Benjamin Harrison Hill was a legislator, teacher, and African Methodist Episcopal (AME) minister born in Sidney, Nova Scotia, Canada on November 1, 1903 to Joseph L. Hill, a laborer in the steel mill industry and Anna E. Hill, a servant for a private family. Hill had one sister, Josephine “Josie”, and lived most of his childhood in Pueblo, Colorado where he attended public school.
Motivated by a calling to serve God and humanity, Hill studied law at the University of Nebraska and earned a graduate degree at Wilberforce University in Ohio. While teaching at Campbell College in Jackson, Mississippi during the early 1930s, Hill met his wife, Fannie Ezelle (Johnson), the only daughter of Bishop William Decker Johnson of Plains, Georgia. Hill pioneered a special education program for slow learners while working many years as a junior high school principal in Okfuskee County, Oklahoma.
In 1938, Hill was licensed to preach at the St. John AME Church in Plains, Georgia. He held pastorates at South Plains Mission, Red Hill, Georgia, and Sandy Hill, Georgia. He also preached at Ward Chapel in Boley, Oklahoma, Bethel AME in Claremore, Oklahoma, Ward Chapel in Muskogee, Oklahoma and Vernon AME Church in Tulsa, Oklahoma. Hill lived by his motto, “A Christian does what he ought to do, whether he wants to do it or not.”
From 1951 to 1971, Hill served as the editorial page editor of the Oklahoma Eagle newspaper in Tulsa, OK. Active with the Tulsa Urban League, Tulsa Council of Churches, National Conference of Christians and Jews, and the Ministerial Alliance, he also served as director of the Tulsa Economic Task Force and president of the Tulsa NAACP. He was a 32nd degree Mason and an Alpha Phi Alpha Fraternity member. Hill had an encouraging message for all and provided a sense of worth to individuals of all economic and social levels.
While pastoring at Vernon AME Church, Hill took a group of youth members from the church to the August 28, 1963 March on Washington near the Lincoln Memorial. His contributions to the AME Church denomination included serving as Director of Christian Education and editor of the AME Church Review. During the rise of the civil rights movement, Hill assumed a prominent role in promoting nonviolence in Tulsa, Oklahoma where he led joint worship services with black and white ministers and educators. In 1960, Hill introduced Dr. Martin Luther King when the civil rights leader spoke for the first time in Tulsa.

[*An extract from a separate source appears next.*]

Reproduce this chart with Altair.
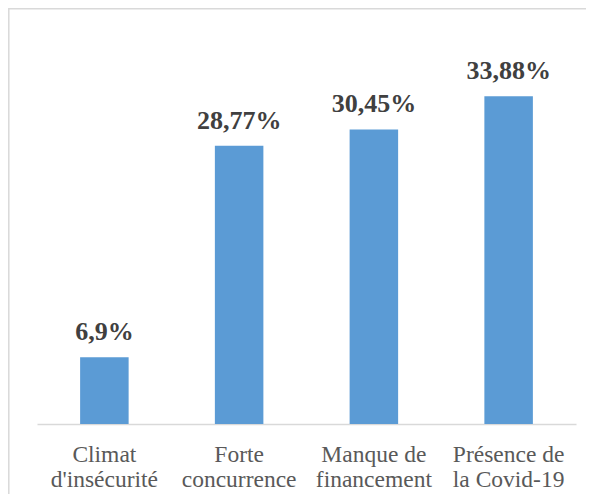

In 1968, Hill entered politics and was elected to the Oklahoma State House of Representatives as a Democrat from District 73. He served one full term and died on Friday, September 17, 1971 at the age of 67 during his second term. Shortly after his death, the Tulsa Park and Recreation Department named Hill as one of Tulsa’s outstanding citizens and named the Ben Hill Recreation Center at 210 East Latimer Place, Tulsa, Oklahoma 74106 in his honor. He was survived by his wife of 39 years, Fannie Hill and son, Lieutenant Colonel George F. Hill of Columbia, Maryland. He is buried at Crown Hill Cemetery in Tulsa, Oklahoma. An oil painting of Hill is displayed in his memory on the fourth floor of the Oklahoma State Capitol building in Oklahoma City, Oklahoma.